Many valid points by the bogleheads. MMM's optimism is great for drawing people into the lifestyle, but it isn't the most realistic on many of the finer points, which the bogleheads did a good job of highlighting.
Even though I disagree with MMM on many of the fine details, it doesn't detract from the message at all. (Unless anyone here is drinking the Kool-Aid.)
Curious @Boofinator - what aspects of MMM do you find unrealistic and where do you disagree?
I certainly have my own opinions (MMM's rush to pay off mortgages, plus his overly rosy rental assumptions are two examples).
I agree with the general tenets. That's why I'm here. But let's pick through the article:
1) MMM puts his stake in the ground (or draws a line in the sand), saying its absolutely possible to make a chunk of money last a lifetime with no side hustles. I agree.
2) But then he quotes living off $40k, which was his starting amount (if subtracting home equity) ten plus years ago. Not that it isn't possible to be happy on this amount, but few are as frugal as MMM.

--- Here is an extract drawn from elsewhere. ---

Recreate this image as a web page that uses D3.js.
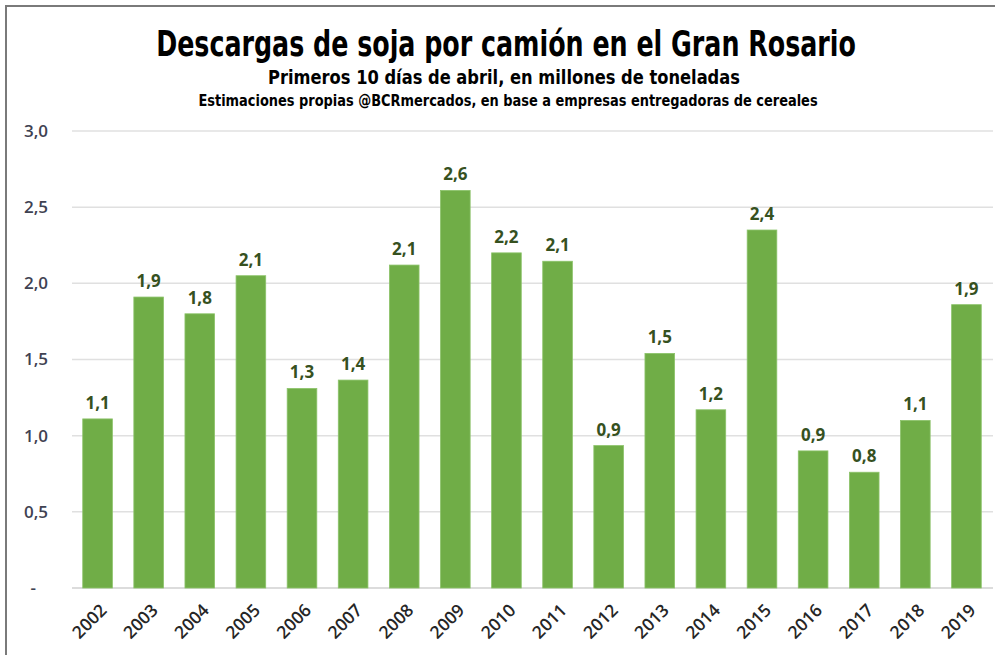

3) Then he gives three success scenarios, starting with being probably able to make it with 5%. Well, if the premise is you're guaranteeing no side hustle, though you could cut your expenses to something lower than what MMM was spending ten years ago given the fairly decent chance you run out of money, I don't think that is a recipe for success.
4) MMM uses a constant rate of return for stocks in his calculations. Since this has never actually happened, I don't consider it a good lynchpin for your retirement spending.
5) MMM says to get the big picture right and not sweat the small stuff, but neglects to mention his experience with sequence of returns, specifically the house business. He certainly wasn't comfortable with the giant losses in his business at the time owing to the housing market downturn. Now, of course, everything is small stuff for him.
6) He recommends not investing in bonds. When you are that close to the line of making it / not making it from an historical perspective, bonds (at the beginning of retirement) can decrease the sequence of returns risk.
7) He says that should the stock market crash, within a year or two, the market is back up. Try 16 years for the Great Depression, or 11 years with the DotCom bust. (And these are not inflation-adjusted; if you consider those dips, we have historically seen decades-long dips).
8) He says you can cut your lifestyle if needed below $40k per year. Not sure this comes with the happiness proposed.
9) What happens should an adverse life event bump up the cost of living to $50k per year?
10) To round it out to an even ten, he only considers historical U.S. returns. Past performance yada yada.
To conclude, a chunk of money is a perfectly good retirement plan. But if one were to go solely based off that article they could become very disillusioned with Mustachianism (or perhaps they'll get lucky).
My take: 5% is probably a good figure if you have side hustles planned (such as he did) or if you're FatFIRE and truly have plenty of fat to cut. If you don't have side hustles planned and plan on living on $40k in the U.S., you should probably be much more conservative in your planning (unless you truly don't mind living like a pauper for a few years; easier said than done).